My background is somewhat more eclectic than the average academic, and perhaps even more so when it is considered in a Norwegian context. I am an American who grew up as a military brat and am myself a veteran with ten years of military experience and all the appropriate commendations. I’ve worked in administration and office technology for more than 20 years and been responsible for providing support and organization for considerably larger staffs than we have at the Department of Language and Literature, again with the usual commendations. I’ve been responsible for training and working with people in a variety of environments ranging from military to private sector to state departments to the offices of a United States Senator to a Research-1 level university to other academic organizations.
I’ve served as mentor, tutor, literacy volunteer/advocate, and crisis counselor for a certified crisis line. I’ve served as editor for a print literary journal, and editor-in-chief for an electronic literary journal. I am addicted to my hobbies, and those hobbies spill over into my writing and my other interests. I have been teaching and mentoring in the fiber arts for more than eight years, and am responsible for the creation and continued existence of two organizations in this field as well as an informal and unrelated book club, the latter of which has been in existence for the past eleven years. I seem to tend to gather people who share my own interests into small and interactive groups—and take great pleasure in seeing their own enjoyment in the growth of their knowledge and skills—but I also work very independently with those activities which engage me.
I am at heart a writer; my Master’s is in creative writing with an emphasis in creative nonfiction, and my doctorate is in American literature. However, I’ve discovered that I approach literature from a slightly different mindset than most academics who focus on literature, and the creative insight contained within a text, and its artistry, is of more interest to me than the usual academic theoretical approaches.
I’ve developed, piloted, and executed a variety of courses in face-to-face, hybrid, and purely online environments, and have mentored others in the online environment. I’ve worked with three universities (FSU, SNHU, and NTNU) and at least two other academic organizations. Teaching experience ranges from the usual first-year writing courses which are required in the North American environment to remedial academic writing in the Norwegian environment, and from creative writing to survey or thematic literature courses across a variety of levels.

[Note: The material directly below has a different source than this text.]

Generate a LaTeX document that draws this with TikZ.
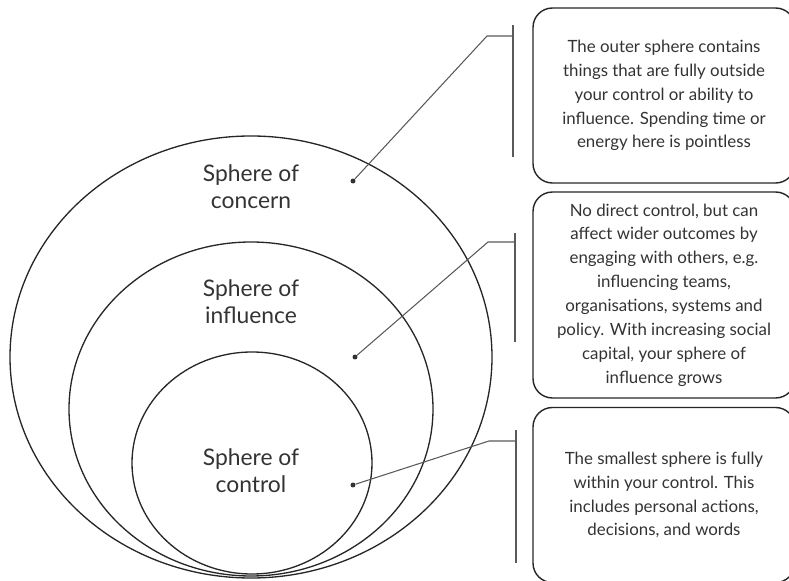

My particular areas of interest fall in three different but overlapping areas: creative writing; American literature, especially American women writers and literature of the American South; and fiber arts and textiles. In practical terms, this means that current projects include creative texts (most often within creative nonfiction), and literary analysis work with a Southern writer of special interest to me, Mary Johnston. Woven into both of those is an ongoing attention to textiles, fiber arts, and representation of textiles within the texts with which I work, as well as consideration of the fiber arts in general and in terms of cultural representation, development, history, and study.